STATED TASK >> Quote every line below exactly as it reads.

SOURCE DATA >>
__________

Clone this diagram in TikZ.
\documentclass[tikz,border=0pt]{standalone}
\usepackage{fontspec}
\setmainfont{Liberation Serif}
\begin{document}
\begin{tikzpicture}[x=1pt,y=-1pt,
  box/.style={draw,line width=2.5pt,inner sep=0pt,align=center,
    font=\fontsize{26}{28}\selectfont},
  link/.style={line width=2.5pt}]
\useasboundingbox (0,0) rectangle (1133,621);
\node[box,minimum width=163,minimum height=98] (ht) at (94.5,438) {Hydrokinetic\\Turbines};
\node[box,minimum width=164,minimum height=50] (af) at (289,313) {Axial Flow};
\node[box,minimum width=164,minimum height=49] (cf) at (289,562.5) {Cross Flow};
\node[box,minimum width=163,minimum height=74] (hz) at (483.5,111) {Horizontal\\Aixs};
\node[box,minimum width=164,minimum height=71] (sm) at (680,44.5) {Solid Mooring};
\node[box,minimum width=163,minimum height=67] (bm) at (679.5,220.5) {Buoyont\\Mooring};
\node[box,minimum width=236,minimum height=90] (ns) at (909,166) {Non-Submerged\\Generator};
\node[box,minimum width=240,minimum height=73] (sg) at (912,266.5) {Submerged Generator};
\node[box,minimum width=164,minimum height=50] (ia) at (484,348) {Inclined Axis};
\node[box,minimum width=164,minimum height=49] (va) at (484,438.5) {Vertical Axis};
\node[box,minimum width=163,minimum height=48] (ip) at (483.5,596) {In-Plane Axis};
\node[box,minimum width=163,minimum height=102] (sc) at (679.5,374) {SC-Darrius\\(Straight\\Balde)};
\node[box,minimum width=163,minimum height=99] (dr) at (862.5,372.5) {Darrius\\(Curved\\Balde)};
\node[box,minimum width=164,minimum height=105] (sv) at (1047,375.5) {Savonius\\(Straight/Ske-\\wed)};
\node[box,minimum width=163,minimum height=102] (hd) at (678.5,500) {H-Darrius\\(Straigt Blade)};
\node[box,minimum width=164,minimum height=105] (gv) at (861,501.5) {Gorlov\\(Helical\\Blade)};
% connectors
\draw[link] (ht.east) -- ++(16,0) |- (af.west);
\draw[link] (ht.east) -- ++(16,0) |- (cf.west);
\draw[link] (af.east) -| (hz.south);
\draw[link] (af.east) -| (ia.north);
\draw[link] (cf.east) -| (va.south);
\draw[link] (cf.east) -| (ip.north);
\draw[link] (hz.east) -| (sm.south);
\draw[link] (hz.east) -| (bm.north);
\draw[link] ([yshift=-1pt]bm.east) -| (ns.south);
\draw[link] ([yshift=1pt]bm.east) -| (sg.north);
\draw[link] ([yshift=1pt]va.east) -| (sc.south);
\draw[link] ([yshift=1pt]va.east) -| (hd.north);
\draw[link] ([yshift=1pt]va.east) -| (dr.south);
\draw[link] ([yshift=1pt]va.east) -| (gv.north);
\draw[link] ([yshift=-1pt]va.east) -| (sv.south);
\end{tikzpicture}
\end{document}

__________

TASK OUTPUT >>
Clone this diagram in TikZ.
\documentclass[tikz,border=0pt]{standalone}
\usepackage{fontspec}
\setmainfont{Liberation Serif}
\begin{document}
\begin{tikzpicture}[x=1pt,y=-1pt,
  box/.style={draw,line width=2.5pt,inner sep=0pt,align=center,
    font=\fontsize{26}{28}\selectfont},
  link/.style={line width=2.5pt}]
\useasboundingbox (0,0) rectangle (1133,621);
\node[box,minimum width=163,minimum height=98] (ht) at (94.5,438) {Hydrokinetic\\Turbines};
\node[box,minimum width=164,minimum height=50] (af) at (289,313) {Axial Flow};
\node[box,minimum width=164,minimum height=49] (cf) at (289,562.5) {Cross Flow};
\node[box,minimum width=163,minimum height=74] (hz) at (483.5,111) {Horizontal\\Aixs};
\node[box,minimum width=164,minimum height=71] (sm) at (680,44.5) {Solid Mooring};
\node[box,minimum width=163,minimum height=67] (bm) at (679.5,220.5) {Buoyont\\Mooring};
\node[box,minimum width=236,minimum height=90] (ns) at (909,166) {Non-Submerged\\Generator};
\node[box,minimum width=240,minimum height=73] (sg) at (912,266.5) {Submerged Generator};
\node[box,minimum width=164,minimum height=50] (ia) at (484,348) {Inclined Axis};
\node[box,minimum width=164,minimum height=49] (va) at (484,438.5) {Vertical Axis};
\node[box,minimum width=163,minimum height=48] (ip) at (483.5,596) {In-Plane Axis};
\node[box,minimum width=163,minimum height=102] (sc) at (679.5,374) {SC-Darrius\\(Straight\\Balde)};
\node[box,minimum width=163,minimum height=99] (dr) at (862.5,372.5) {Darrius\\(Curved\\Balde)};
\node[box,minimum width=164,minimum height=105] (sv) at (1047,375.5) {Savonius\\(Straight/Ske-\\wed)};
\node[box,minimum width=163,minimum height=102] (hd) at (678.5,500) {H-Darrius\\(Straigt Blade)};
\node[box,minimum width=164,minimum height=105] (gv) at (861,501.5) {Gorlov\\(Helical\\Blade)};
% connectors
\draw[link] (ht.east) -- ++(16,0) |- (af.west);
\draw[link] (ht.east) -- ++(16,0) |- (cf.west);
\draw[link] (af.east) -| (hz.south);
\draw[link] (af.east) -| (ia.north);
\draw[link] (cf.east) -| (va.south);
\draw[link] (cf.east) -| (ip.north);
\draw[link] (hz.east) -| (sm.south);
\draw[link] (hz.east) -| (bm.north);
\draw[link] ([yshift=-1pt]bm.east) -| (ns.south);
\draw[link] ([yshift=1pt]bm.east) -| (sg.north);
\draw[link] ([yshift=1pt]va.east) -| (sc.south);
\draw[link] ([yshift=1pt]va.east) -| (hd.north);
\draw[link] ([yshift=1pt]va.east) -| (dr.south);
\draw[link] ([yshift=1pt]va.east) -| (gv.north);
\draw[link] ([yshift=-1pt]va.east) -| (sv.south);
\end{tikzpicture}
\end{document}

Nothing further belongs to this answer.